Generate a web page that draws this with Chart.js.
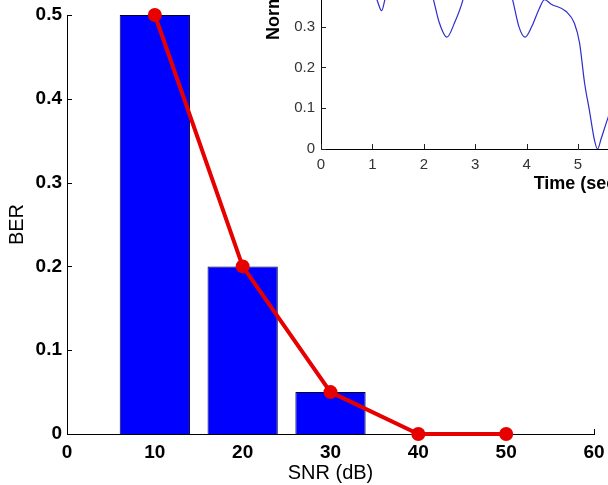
<!DOCTYPE html>
<html>
<head>
<meta charset="utf-8">
<script src="https://cdn.jsdelivr.net/npm/chart.js@4.4.1/dist/chart.umd.min.js"></script>
<style>
  html, body { margin: 0; padding: 0; background: #fff; }
  #wrap { position: relative; width: 608px; height: 485px; overflow: hidden; background: #fff; }
  #main { position: absolute; left: 0; top: 0; }
  #inset { position: absolute; left: 262px; top: -269px; }
</style>
</head>
<body>
<div id="wrap">
  <canvas id="main" width="608" height="485"></canvas>
  <canvas id="inset" width="593" height="468"></canvas>
</div>
<script>
'use strict';
// main plot: BER vs SNR
const snr = [10, 20, 30, 40, 50];
const ber = [0.5, 0.2, 0.05, 0, 0];
const snrTicks = [0, 10, 20, 30, 40, 50, 60];
const berTicks = [0, 0.1, 0.2, 0.3, 0.4, 0.5];

// inset: normalized amplitude vs time (part above 0.37 is cut off in the picture, estimated)
const timeS = [0, 0.4, 0.8, 1.0, 1.09, 1.18, 1.24, 1.4, 1.7, 2.0, 2.19, 2.3, 2.45, 2.6, 2.76,
  3.0, 3.3, 3.55, 3.73, 3.85, 3.97, 4.1, 4.25, 4.35, 4.48, 4.77, 4.93, 5.03, 5.13, 5.22,
  5.32, 5.38, 5.45, 5.55, 5.7];
const normAmp = [0.48, 0.62, 0.47, 0.39, 0.365, 0.339, 0.365, 0.47, 0.58, 0.45, 0.365, 0.31, 0.274, 0.31, 0.365,
  0.5, 0.56, 0.45, 0.365, 0.3, 0.274, 0.3, 0.345, 0.366, 0.355, 0.337, 0.308, 0.26, 0.16, 0.096,
  0.022, 0, 0.025, 0.064, 0.12];
const timeTicks = [0, 1, 2, 3, 4, 5, 6, 7, 8, 9, 10];
const ampTicks = [0, 0.1, 0.2, 0.3, 0.4, 0.5, 0.6, 0.7, 0.8, 0.9, 1];

const FONT = "Arial, 'Liberation Sans', Helvetica, sans-serif";

// matlab style ticks pointing into the axes
const inTicks = {
  id: 'inTicks',
  beforeDatasetsDraw(chart, args, opts) {
    const ctx = chart.ctx;
    const xs = chart.scales.x, ys = chart.scales.y;
    const area = chart.chartArea;
    const len = opts.len || 5;
    ctx.save();
    ctx.strokeStyle = opts.color || '#000';
    ctx.lineWidth = 1;
    ctx.beginPath();
    xs.ticks.forEach(t => {
      const px = Math.round(xs.getPixelForValue(t.value)) + 0.5;
      ctx.moveTo(px, area.bottom);
      ctx.lineTo(px, area.bottom - len);
    });
    ys.ticks.forEach(t => {
      const py = Math.round(ys.getPixelForValue(t.value)) + 0.5;
      ctx.moveTo(area.left, py);
      ctx.lineTo(area.left + len, py);
    });
    ctx.stroke();
    ctx.restore();
  }
};

const pts = (xs, ys) => xs.map((v, i) => ({ x: v, y: ys[i] }));

// fixed box sizes, no extra room for overflowing labels
const fitX = h => s => { s.height = h; s.paddingLeft = 0; s.paddingRight = 0; };
const fitY = w => s => { s.width = w; s.paddingTop = 0; s.paddingBottom = 0; };

new Chart(document.getElementById('main'), {
  type: 'bar',
  data: {
    datasets: [
      {
        type: 'line',
        data: pts(snr, ber),
        borderColor: 'rgb(230,0,0)',
        backgroundColor: 'rgb(230,0,0)',
        borderWidth: 4,
        pointRadius: 7,
        pointBorderWidth: 0,
        clip: false,
        order: 0
      },
      {
        type: 'bar',
        data: pts(snr, ber),
        backgroundColor: '#0000ff',
        borderColor: '#000033',
        borderWidth: 1,
        barPercentage: 0.8,
        categoryPercentage: 1,
        order: 1
      }
    ]
  },
  options: {
    responsive: false,
    animation: false,
    events: [],
    layout: { padding: { top: 15, right: 14, left: 0, bottom: 0 } },
    plugins: { legend: { display: false }, tooltip: { enabled: false }, inTicks: { len: 5 } },
    scales: {
      x: {
        type: 'linear',
        offset: false,
        min: snrTicks[0],
        max: snrTicks[snrTicks.length - 1],
        grid: { display: false, drawTicks: false, offset: false },
        border: { display: true, color: '#000', width: 1 },
        ticks: { stepSize: snrTicks[1] - snrTicks[0], padding: 7, color: '#000', font: { family: FONT, size: 19, weight: 'bold' } },
        title: { display: true, text: 'SNR (dB)', color: '#000', padding: { bottom: 0 }, font: { family: FONT, size: 20 } },
        afterFit: fitX(51)
      },
      y: {
        min: berTicks[0],
        max: berTicks[berTicks.length - 1],
        grid: { display: false, drawTicks: false },
        border: { display: true, color: '#000', width: 1 },
        ticks: { stepSize: berTicks[1] - berTicks[0], padding: 5, color: '#000', font: { family: FONT, size: 19, weight: 'bold' } },
        title: { display: true, text: 'BER', color: '#000', padding: { top: 5 }, font: { family: FONT, size: 20 } },
        afterFit: fitY(67)
      }
    }
  },
  plugins: [inTicks]
});

new Chart(document.getElementById('inset'), {
  type: 'line',
  data: {
    datasets: [{
      data: pts(timeS, normAmp),
      borderColor: 'rgb(45,45,205)',
      borderWidth: 1.2,
      pointRadius: 0,
      cubicInterpolationMode: 'monotone'
    }]
  },
  options: {
    responsive: false,
    animation: false,
    events: [],
    layout: { padding: { top: 10, right: 20, left: 0, bottom: 0 } },
    plugins: { legend: { display: false }, tooltip: { enabled: false }, inTicks: { len: 5, color: '#222' } },
    scales: {
      x: {
        type: 'linear',
        min: timeTicks[0],
        max: timeTicks[timeTicks.length - 1],
        grid: { display: false, drawTicks: false },
        border: { display: true, color: '#000', width: 1 },
        ticks: { stepSize: 1, padding: 7, color: '#333', font: { family: FONT, size: 15 } },
        title: { display: true, text: 'Time (sec)', color: '#000', padding: { bottom: 4 }, font: { family: FONT, size: 18, weight: 'bold' } },
        afterFit: fitX(50)
      },
      y: {
        min: ampTicks[0],
        max: ampTicks[ampTicks.length - 1],
        grid: { display: false, drawTicks: false },
        border: { display: true, color: '#000', width: 1 },
        ticks: { stepSize: ampTicks[1] - ampTicks[0], padding: 6, color: '#333', font: { family: FONT, size: 15 } },
        title: { display: true, text: 'Normalized Amplitude', color: '#000', padding: { top: 1 }, font: { family: FONT, size: 18, weight: 'bold' } },
        afterFit: fitY(59)
      }
    }
  },
  plugins: [inTicks]
});
</script>
</body>
</html>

### [Task objective]
Skip the pictures, please, and transcribe only the lines from the beginning of the material through the one that contains "const berTicks = [0, 0.1, 0.2, 0.3, 0.4, 0.5];".

### [Task solution]
Generate a web page that draws this with Chart.js.
<!DOCTYPE html>
<html>
<head>
<meta charset="utf-8">
<script src="https://cdn.jsdelivr.net/npm/chart.js@4.4.1/dist/chart.umd.min.js"></script>
<style>
  html, body { margin: 0; padding: 0; background: #fff; }
  #wrap { position: relative; width: 608px; height: 485px; overflow: hidden; background: #fff; }
  #main { position: absolute; left: 0; top: 0; }
  #inset { position: absolute; left: 262px; top: -269px; }
</style>
</head>
<body>
<div id="wrap">
  <canvas id="main" width="608" height="485"></canvas>
  <canvas id="inset" width="593" height="468"></canvas>
</div>
<script>
'use strict';
// main plot: BER vs SNR
const snr = [10, 20, 30, 40, 50];
const ber = [0.5, 0.2, 0.05, 0, 0];
const snrTicks = [0, 10, 20, 30, 40, 50, 60];
const berTicks = [0, 0.1, 0.2, 0.3, 0.4, 0.5];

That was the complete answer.